The thinking head

Flinders University engineers in Australia have developed a novel artificial intelligence system called the Thinking Head.

Flinders University’s engineering ingenuity will be on show in Beijing during the Olympic Games when the most advanced version of their "Thinking Head" makes its international debut.

The product of an artificial intelligence research program at Flinders and three other Australian universities, the Thinking Head can talk, show emotions, maintain eye contact with visitors, and even compose basic poetry.

Flinders’ School of Informatics and Engineering Thinking Head research team, led by Associate Prof David Powers and including research associates Dr Martin Luerssen and Dr Trent Lewis, employed sophisticated algorithms and software programming to almost bring the Thinking Head to life with a range of facial expressions, gestures and eye contact.

In response to typed questions, the Thinking Head filters thousands of pieces of stored data to craft a response that is delivered in a ‘human’ voice. And, given a subject, can generate a simple rhyming couplet.

Associate Prof Powers said current challenges being tackled by the research team include the development of a lip-reading capability and the boosting of The Thinking Head’s ‘knowledge’ through access to the global, on-line encyclopedia, Wikipedia.

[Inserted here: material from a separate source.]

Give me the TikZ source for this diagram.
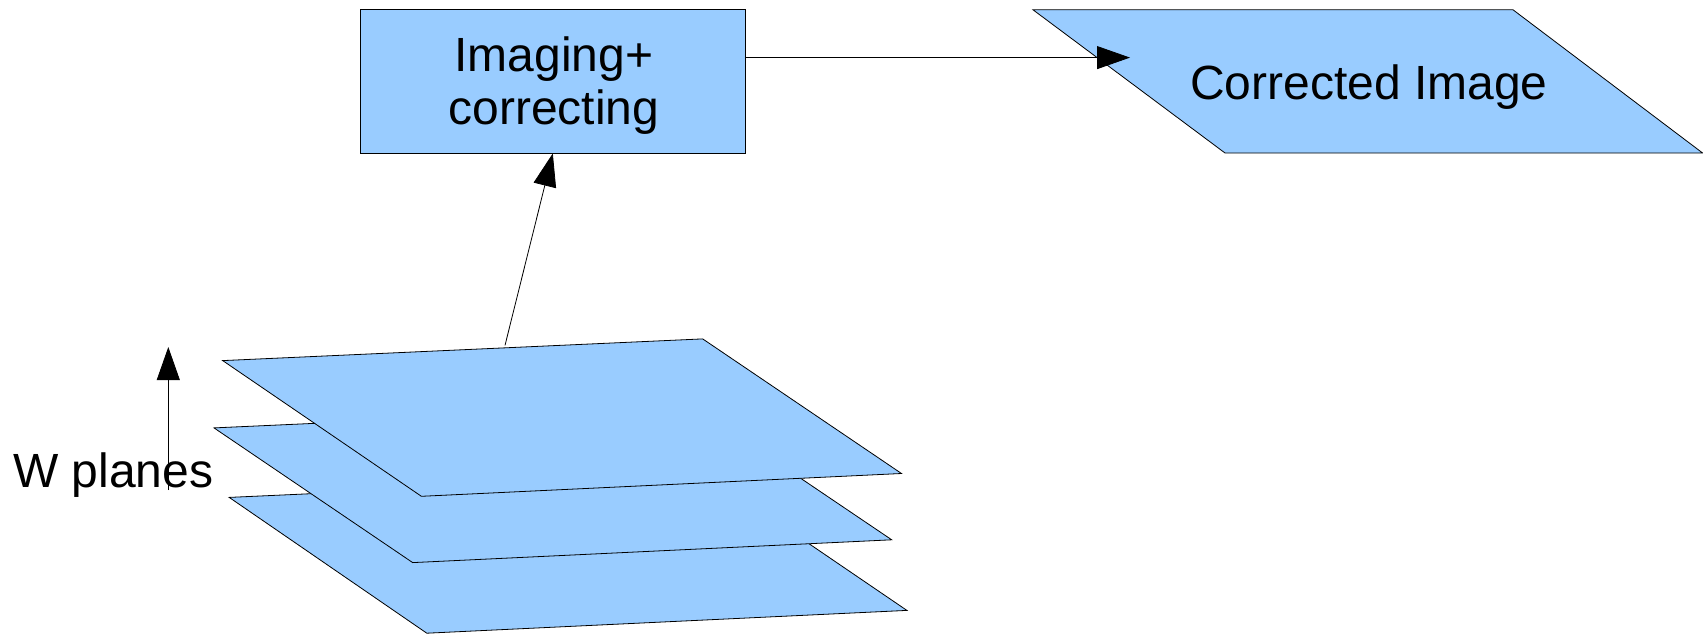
\documentclass[tikz,border=0pt]{standalone}
\usepackage{fontspec}
\setmainfont{Liberation Sans}
\usetikzlibrary{arrows.meta}
\definecolor{lblue}{HTML}{99CCFF}
\begin{document}
\begin{tikzpicture}[x=1pt,y=-1pt,
  shapestyle/.style={fill=lblue,draw=black,line width=0.8pt,line join=miter},
  conn/.style={draw=black,line width=0.8pt,-{Triangle[length=33pt,width=23pt]}},
  lbl/.style={font=\fontsize{48}{53}\selectfont,inner sep=0pt}]
\useasboundingbox (0,0) rectangle (1703,634);
% planes (bottom to top)
\path[shapestyle] (229.2,497.4) -- (709.2,475.7) -- (906.9,610.4) -- (426.8,633.2) -- cycle;
\path[shapestyle] (214,427.9) -- (694,406.2) -- (891.7,539.8) -- (412.7,562.6) -- cycle;
\path[shapestyle] (222.7,360.6) -- (702.7,338.9) -- (901.5,473.5) -- (421.4,496.3) -- cycle;
% process box
\node[shapestyle, rectangle, minimum width=384.4pt, minimum height=143.2pt] (box) at (552.8,81.4) {};
\node[lbl, align=center] (boxtext) at (554,86) {Imaging+\\correcting};
% output parallelogram
\path[shapestyle] (1033,9.8) -- (1513,9.8) -- (1702.6,153) -- (1225,153) -- cycle;
\node[lbl, anchor=base] (corr) at (1369,99.3) {Corrected Image};
% W planes label
\node[lbl, anchor=base west] (wlabel) at (13,487) {W planes};
% connectors
\coordinate (tip1) at (1130,57.6);
\draw[conn] (box.east |- tip1) -- (tip1);
\coordinate (pstart) at (505,345.4);
\draw[conn] (pstart) -- (box.south);
\coordinate (wtail) at (168.3,490);
\coordinate (whead) at (168.3,347);
\draw[conn] (wtail) -- (whead);
\end{tikzpicture}
\end{document}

'We hope to have developed an audio-visual speech recognition capability for the Thinking Head within the next 12 months,' Associate Prof Powers said. 'This lip-reading capability will allow spoken conversation with the Thinking Head even in noisy exhibition halls.'

With information provided through strategically placed cameras, the Thinking Head notes variations in skin tones to identify the various parts of a face in front of it, estimates the distances between key features like eyes and ears, and builds up a picture of a human face that it will, in time, be able to recognise from memory.

With a German partner, the Flinders technology is about to be redeployed to teach German to school children. Eventually, it will even have the capability to respond with appropriate regional accents.

You can see the Thinking Head at Synthetic Times, an art and technology exhibition staged by the National Art Museum of China in association with the Beijing Olympics.